I think a quarterly meeting works great for this, and a short weekly meeting is a great way to get on the same page with your partner at the start of each week. Again, the household-as-a-business analogy works great here. You expect successful business leadership to regularly meet and discuss the upcoming calendar, the business’s goals or the general trajectory of the company.

You and your partner should be doing the same for your family. If you have goals, name them! Then break it down into smaller chunks of what you can accomplish each day/week/month until that larger goal is met.

If you see a way you could be working together better, say it! The only way things will change is if you talk about them.

Decide on your family values. Here is Brene Brown’s list of Core Values that you can use to reference. This is a conversation that helps you align your goals, choose your priorities, and decide what you’ll have to say ‘no’ to.
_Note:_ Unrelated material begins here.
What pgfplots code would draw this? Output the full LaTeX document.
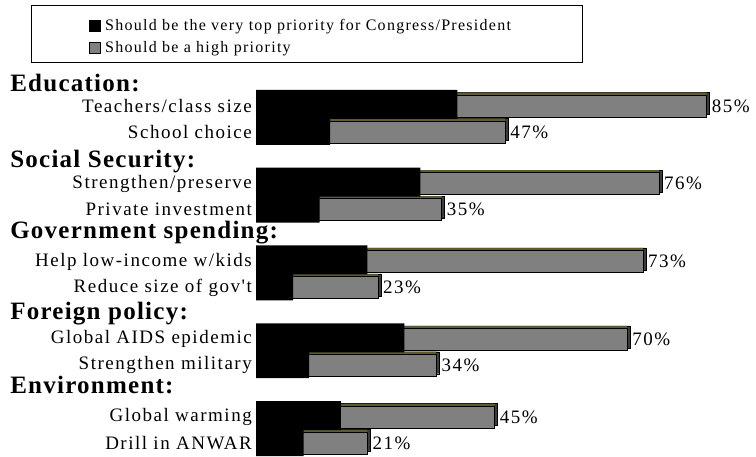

If you’re a solo parent or solo head-of-household, this still applies. Thinking big picture about your life, commitments, responsibilities, hobbies, values and goals will help you feel confident, accomplished and peaceful even when life is unpredictable, difficult or busy. Take yourself out for coffee one day and do some reflecting and planning.

What next?

This was a ton of info, and may feel too overwhelming to start implementing all at once. Since the goal of this post is to help you feel like a less overwhelmed and a more organized stay-at-home-mom, here’s a game plan:

Pick just ONE item from this list to start working on. Tweak it until it meets your family’s needs and work on it consistently until it becomes a habit of your family routine. Then, come back to this post and pick one new item to work on. Rinse and repeat until you’re feeling like a smoother, more focused and well-oiled family CEO machine.